Richard Heinberg vs Tom Athanasiou: Peak Oil or Climate Emergency?

Debate Dec 15, 2011 between Richard Heinberg (Post Carbon Institute) and Tom Athanasiou (Earth Island Institute) at the David Brower Center.  Peak Oil or Climate Emergency? We know we’re in Big Trouble. But What Kind Exactly?

Climate change books and articles all have the same solution: renewable energy and a green economy, a good reason to have a debate, since the Post Carbon Peak Oil message of living simpler lives isn’t being heard by our environmental comrades.  They still don’t understand the laws of physics and thermodynamics means renewable energy can’t replace fossil fuels, Hirsch’s DOE paper on why you’d want to prepare at least 10 to 20 years before peak oil production, and above all, the economy can’t continue growing, not even “greenly”.

Richard Heinberg spoke first, and said he didn’t think there was anything to argue about– Climate Change is a serious issue.  But Tom insisted there was a debate, because he believed there were techno-fixes to the Peak Oil problem and we must approach the future with 100% positive and hopeful attitudes.  He simply didn’t believe the scientists wouldn’t come up with something, and therefore he didn’t buy Heinberg’s premise that the first crisis to face us would be peak oil.  A techno-fix turned out to be Tom Athanasiou’s one and only idea.  It’s an economic and political rather than scientific idea, so perhaps another reason Peak Oil is dismissed by some environmentalists is their fear that their issue will be less important,  i.e. peak oil means less greenhouse gas emissions.

Heinberg was brilliant, wise, and thoughtful, and made a good case for peak oil in the very short amount of time he had to speak.  He briefly touched on Jevon’s paradox when the topic of efficiency came up. But since the room was 99% climate change people, I wish he’d been given more time to explain why a techno-fix isn’t going to happen, the scale of what fossil fuels do for us (i.e. cubic mile of oil http://en.wikipedia.org/wiki/Cubic_mile_of_oil), and so on.

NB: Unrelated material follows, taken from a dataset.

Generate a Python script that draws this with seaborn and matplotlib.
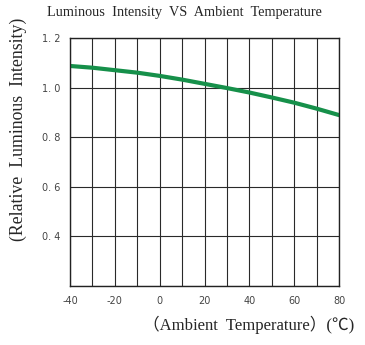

If Peak Oil and biophysical economics proponents are right, cutting  back on consumption, a much simpler lifestyle, basic gardening and other skills, fixing and re-architecting the existing infrastructure for a lower-energy world, lowering population and immigration, etc., are the only possible paths to less suffering and violent civil unrest, and we’re wasting the little time, money, and energy we have left.

It’s too bad environmental leaders spout impossible dreams of green growth and techno-fixes, but then again, since there are no solutions that allow us to maintain our current lifestyle, perhaps at this late stage it’s not worth trying to convince them.  Throughout history, only one percent or less of people were drawn to living austerely (now known as the “Simplicity movement”).  Gardening, bicycling, walking, traveling and shopping less don’t appeal to most people, no matter how idyllically a “Grandma Moses” portrait is painted.

The best news I heard all night was after the debate, when I had a chance to ask Richard Heinberg the question I’m most interested now.  I asked him if he thought we had enough fossil fuels left to drive humanity and most other species extinct on the planet, and he said that although we probably did, it wasn’t going to happen because of other factors.

He didn’t elaborate on the factors, but from reading his books and blog, I think those factors are economic (depression, companies going out of business, supply chains breaking, sovereign defaults), war, social unrest, and political issues.  In addition, if a long enough period of time goes by when fossil fuel production halts, then you have additional problems of a lack of engineers, and peripheral industries not functioning that are essential to oil, natural gas, and coal mining, i.e. highly refined metal machinery, microprocessors, etc, making it hard to get back to where you left off.